The code implements an approximation of the multivariate bandwidth calculation from [1]. In contrast to other multivariate bandwidth estimators, it can be estimated from a preclustered sample distribution offering a simple way of estimating compact and accurate KDEs with variable kernels.
The code provides a C source code for the engine of calculation and a routine to compile it automatically in Matlab.
The code includes three demos:
1. Multivariate KDE: demoBW_Estimation.m (it also compiles your code)
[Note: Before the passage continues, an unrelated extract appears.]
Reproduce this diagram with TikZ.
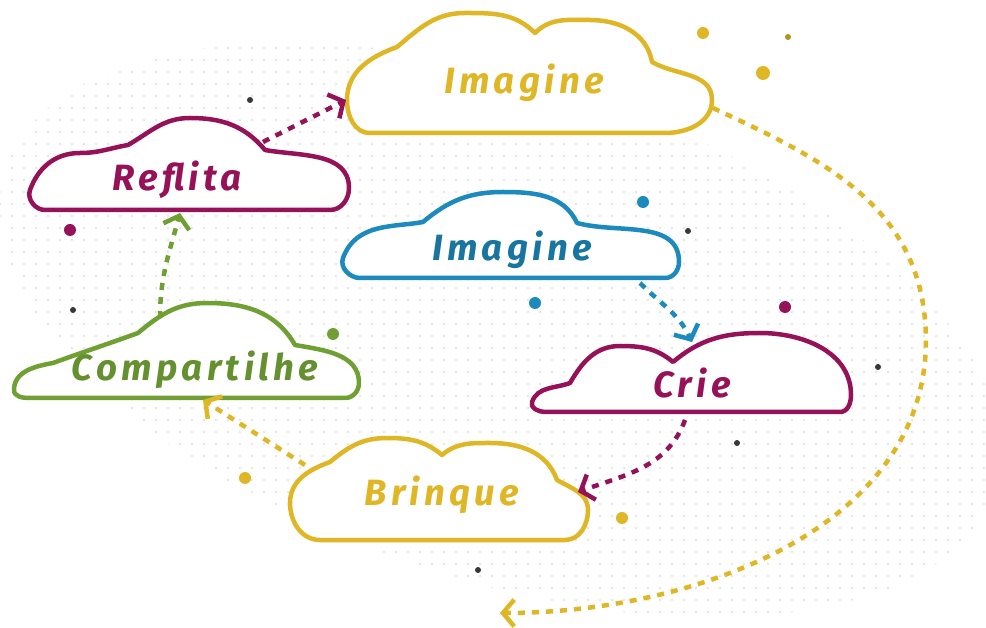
\documentclass[tikz,border=0pt]{standalone}
\usepackage{fontspec}
\usepackage{tikz}
\usetikzlibrary{arrows.meta}
\newfontfamily\cloudfont[LetterSpace=12]{Fira Sans}
\definecolor{cloudyellow}{RGB}{223,183,38}
\definecolor{cloudmagenta}{RGB}{150,18,88}
\definecolor{cloudblue}{RGB}{28,138,188}
\definecolor{cloudgreen}{RGB}{112,160,52}
\definecolor{darkdot}{RGB}{55,55,55}
\tikzset{
  cloud/.style={draw=#1, line width=3.2pt, fill=white, line join=round},
  link/.style={draw=#1, line width=3.2pt, dash pattern=on 5pt off 5pt,
    -{Straight Barb[length=8pt,width=19pt]}},
  word/.style={text=#1, font=\cloudfont\bfseries\itshape\fontsize{26}{26}\selectfont, inner sep=0pt},
  dot/.style={fill=#1, draw=none},
}
\begin{document}
\begin{tikzpicture}[x=0.025cm, y=0.025cm]
  %%%%% START %%%%%
  \useasboundingbox (0,0) rectangle (986,-628);
  \fill[white] (0,0) rectangle (986,-628);

  % faint dotted band
  \begin{scope}
    \clip[rotate around={-18:(500,-330)}] (500,-330) ellipse (520 and 250);
    \foreach \gx in {0,12,...,986}
      \foreach \gy in {0,12,...,628}
        \fill[black!13] (\gx,-\gy) circle (1.2);
  \end{scope}

  % clouds
  \draw[cloud=cloudyellow] (370,-133) -- (665,-133) to[out=0,in=-90] (712,-100)
    to[out=90,in=-30] (652,-62) to[out=100,in=0] (590,-20) to[out=180,in=45] (535,-33)
    to[out=135,in=0] (465,-13) to[out=180,in=40] (397,-47) to[out=200,in=90] (347,-100)
    to[out=-90,in=180] (370,-133) -- cycle;
  \node[word=cloudyellow] (imagineTop) at (524,-83) {Imagine};

  \draw[cloud=cloudmagenta] (45,-210) -- (330,-210) to[out=0,in=-90] (349,-188)
    to[out=90,in=-10] (265,-150) to[out=130,in=0] (190,-118) to[out=180,in=30] (128,-145)
    to[out=190,in=0] (80,-153) to[out=180,in=70] (30,-190) to[out=-110,in=180] (45,-210) -- cycle;
  \node[word=cloudmagenta] (reflita) at (177,-180) {Reflita};

  \draw[cloud=cloudblue] (360,-278) -- (665,-278) to[out=0,in=-90] (679,-262)
    to[out=90,in=-15] (577,-223) to[out=115,in=0] (503,-192) to[out=180,in=40] (423,-222)
    to[out=190,in=10] (385,-227) to[out=190,in=70] (343,-258) to[out=-110,in=180] (360,-278) -- cycle;
  \node[word=cloudblue!85!black] (imagineMid) at (512,-250) {Imagine};

  \draw[cloud=cloudgreen] (30,-398) -- (345,-398) to[out=0,in=-90] (359,-383)
    to[out=90,in=-10] (295,-345) to[out=120,in=0] (207,-303) to[out=180,in=40] (138,-333)
    to[out=200,in=20] (53,-363) to[out=190,in=90] (14,-390) to[out=-90,in=180] (30,-398) -- cycle;
  \node[word=cloudgreen!90!black] (compartilhe) at (195,-370) {Compartilhe};

  \draw[cloud=cloudmagenta] (545,-412) -- (840,-412) to[out=0,in=-90] (851,-395)
    to[out=90,in=0] (760,-333) to[out=180,in=40] (673,-362) to[out=140,in=0] (620,-346)
    to[out=180,in=60] (570,-383) to[out=200,in=70] (532,-402) to[out=-110,in=180] (545,-412) -- cycle;
  \node[word=cloudmagenta] (crie) at (692,-383) {Crie};

  \draw[cloud=cloudyellow] (320,-540) -- (565,-540) to[out=0,in=-90] (588,-510)
    to[out=90,in=-30] (557,-480) to[out=110,in=0] (490,-443) to[out=180,in=40] (442,-455)
    to[out=140,in=0] (387,-438) to[out=180,in=40] (330,-462) to[out=200,in=90] (290,-503)
    to[out=-90,in=180] (320,-540) -- cycle;
  \node[word=cloudyellow] (brinque) at (442,-495) {Brinque};

  % connector ends on the outlines
  \coordinate (reflitaOut) at (263,-142);
  \coordinate (imagineTopIn) at (346,-100);
  \coordinate (imagineTopOut) at (713,-108);
  \coordinate (loopEnd) at (500,-613);
  \coordinate (imagineMidOut) at (640,-283);
  \coordinate (crieIn) at (692,-342);
  \coordinate (crieOut) at (685,-420);
  \coordinate (brinqueIn) at (578,-492);
  \coordinate (brinqueOut) at (305,-465);
  \coordinate (compartilheIn) at (203,-400);
  \coordinate (compartilheOut) at (160,-318);
  \coordinate (reflitaIn) at (180,-213);

  % connectors
  \draw[link=cloudmagenta] (reflitaOut) -- (imagineTopIn);
  \draw[link=cloudyellow] (imagineTopOut) to[out=-25,in=95] (925,-320) to[out=-85,in=0] (loopEnd);
  \draw[link=cloudblue] (imagineMidOut) to[out=-45,in=115] (crieIn);
  \draw[link=cloudmagenta] (crieOut) to[out=-110,in=20] (brinqueIn);
  \draw[link=cloudyellow] (brinqueOut) -- (compartilheIn);
  \draw[link=cloudgreen] (compartilheOut) to[out=90,in=-105] (reflitaIn);

  % scattered dots
  \fill[dot=cloudmagenta] (70,-230) circle (6);
  \fill[dot=cloudmagenta] (785,-307) circle (6);
  \fill[dot=cloudgreen] (333,-334) circle (6);
  \fill[dot=cloudyellow] (245,-478) circle (6);
  \fill[dot=cloudyellow] (622,-518) circle (6);
  \fill[dot=cloudyellow] (703,-33) circle (6);
  \fill[dot=cloudyellow] (763,-73) circle (7);
  \fill[dot=cloudyellow!80!black] (788,-37) circle (3);
  \fill[dot=cloudblue] (643,-202) circle (6);
  \fill[dot=cloudblue] (535,-303) circle (6);
  \foreach \px/\py in {250/100, 73/310, 688/231, 878/367, 737/443, 478/570}
    \fill[dot=darkdot] (\px,-\py) circle (3);
  %%%%% END %%%%%
\end{tikzpicture}
\end{document}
2. 1D KDE: demoBW_Estimation1D.m
3. Multivariate KDE with preclustering: demoBW_with_preclustering
Reasons to use the bandwidth estimator from [1]:
* Reasonably fast computation
* Handles multivariate bandwidths
* Can use weighted data
* Generally produces good estimates of the bandwidths
* Can be calculated from a Gaussian mixture model, not only directly from the samples
* Avoids numerical evaluations and iterative computation -- the bandwidth is analytically computed (even from a GMM) under some approximations.
Some advice:
If you're trying to estimate the KDE from "really" large datasets, then I suggest one of two things: (i) precluster the data first and apply [1]. (2) Use the online KDE, which learns the model by one data at a time -- the Matlab code for the oKDE is available from the author's homepage (http://www.vicos.si/People/Matejk).
[1] M. Kristan, A. Leonardis, D. Skočaj, "Multivariate online Kernel Density Estimation with Gaussian Kernels", Pattern Recognition, 2011. |